Now, suppose Schefter leaves ESPN and signs with a competing news outlet when his contract expires. Who retains access to those followers?6 Both ESPN and Schefter have substantial interests in the account. For ESPN, the account represents direct access to 6 million football fans who may click on links to its website7 or tune into ESPN programming after seeing a post promoting the network.8 ESPN would be justified in believing that the Twitter account was part of the employee’s work created within the scope of his employment. This could give it the superior claim under the copyright work-made-for-hire doctrine.9 On the other side of the coin, Schefter’s large following allows him to negotiate for a higher wage or even send out endorsements for sponsors,10 rendering the account potentially lucrative. Schefter also has a compelling claim to the account—it is an extension of his personality and the fruits of his labor, not all of which his employment necessarily requires.

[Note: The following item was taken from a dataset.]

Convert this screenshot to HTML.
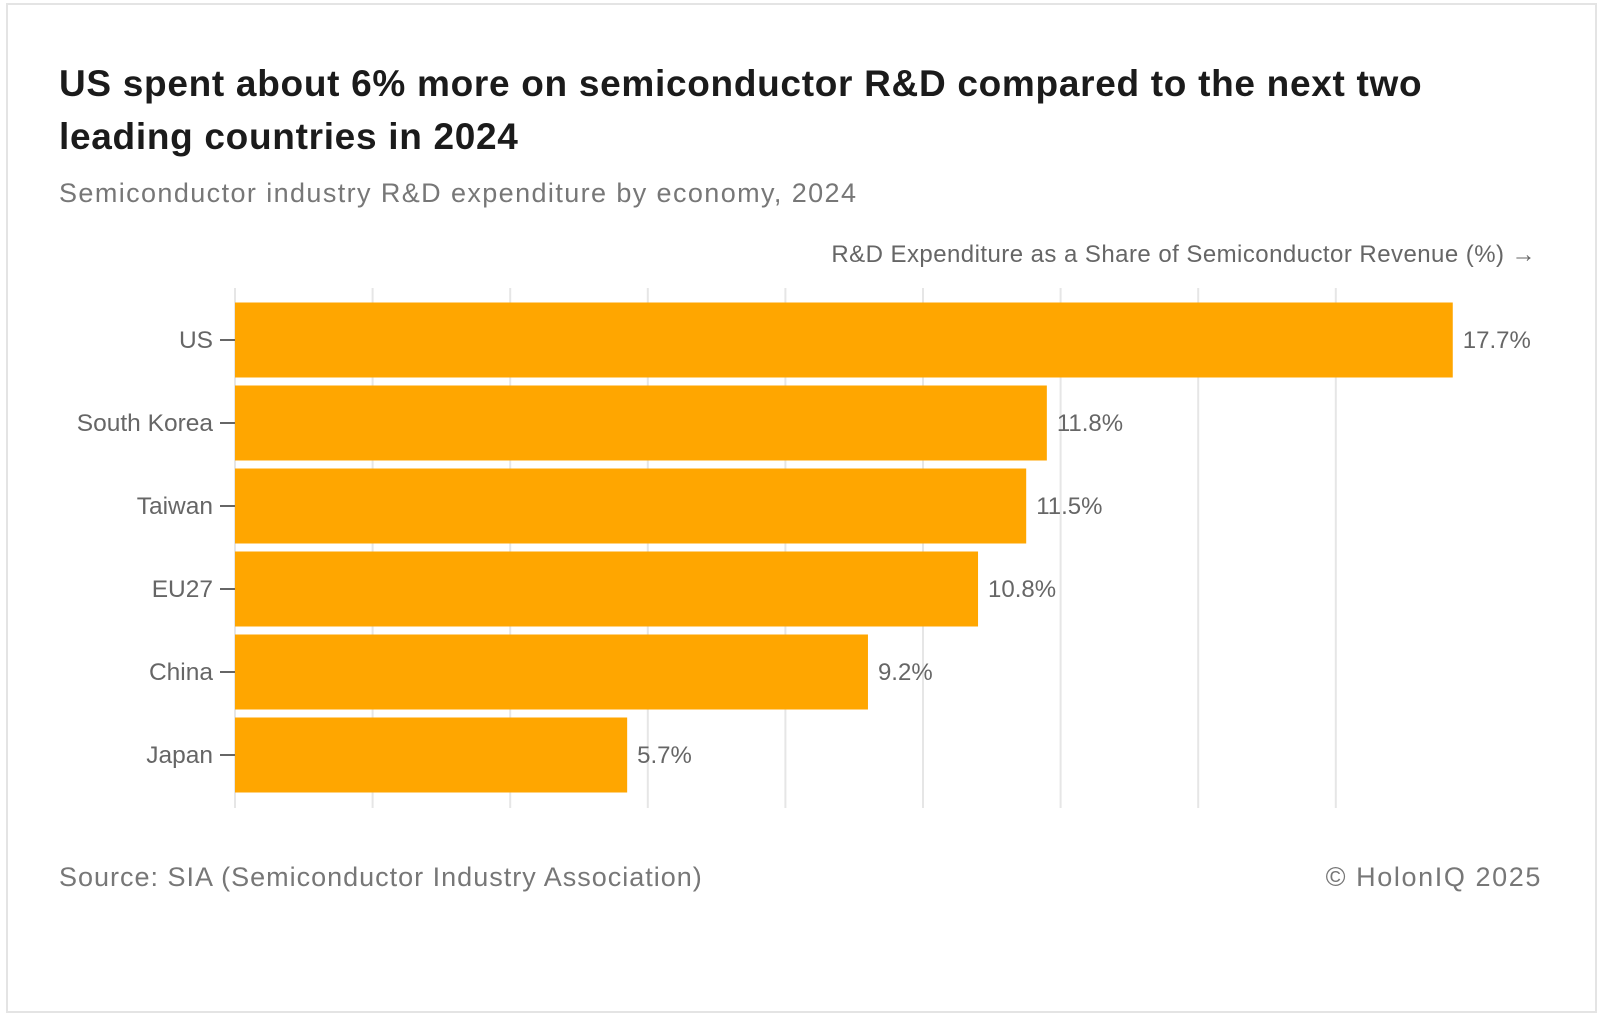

This hypothetical conflict is becoming reality in offices across the country. In the modern workplace, employers are encouraging or expecting their employees to maintain social media presences.11 The chief executive officers of companies use LinkedIn to foster relationships with clients12or Twitter to keep the public abreast of their developments.13 Further down the chain of command, salesmen pitch products on Facebook accounts, and public relations directors carefully groom corporate Twitter profiles. More and more companies are hiring employees for the exclusive purpose of running their social media accounts from behind the curtain.14 Yet, some things about the employment relationship never change. Employers and employees will always split for sundry reasons. The only difference is that now, the fight over the rolodex becomes the fight over the password.
Disputes over the rights to use social media accounts are beginning to creep into caselaw.15 But, so far, the outcomes have been inconsistent, if not entirely contradictory. This Comment explores the property interests that employers and employees have in professional social media accounts and suggests one framework for resolving the conflicts surrounding those interests. Part I explains three of the most prominent social media platforms that professionals frequently use, the value of a social media connection, and why this issue is so disputed. Part II discusses the body of caselaw that is beginning to form in this area and explains the need for consistency moving forward. Part III proposes a framework that courts should adopt when addressing disputes over the access to social media accounts.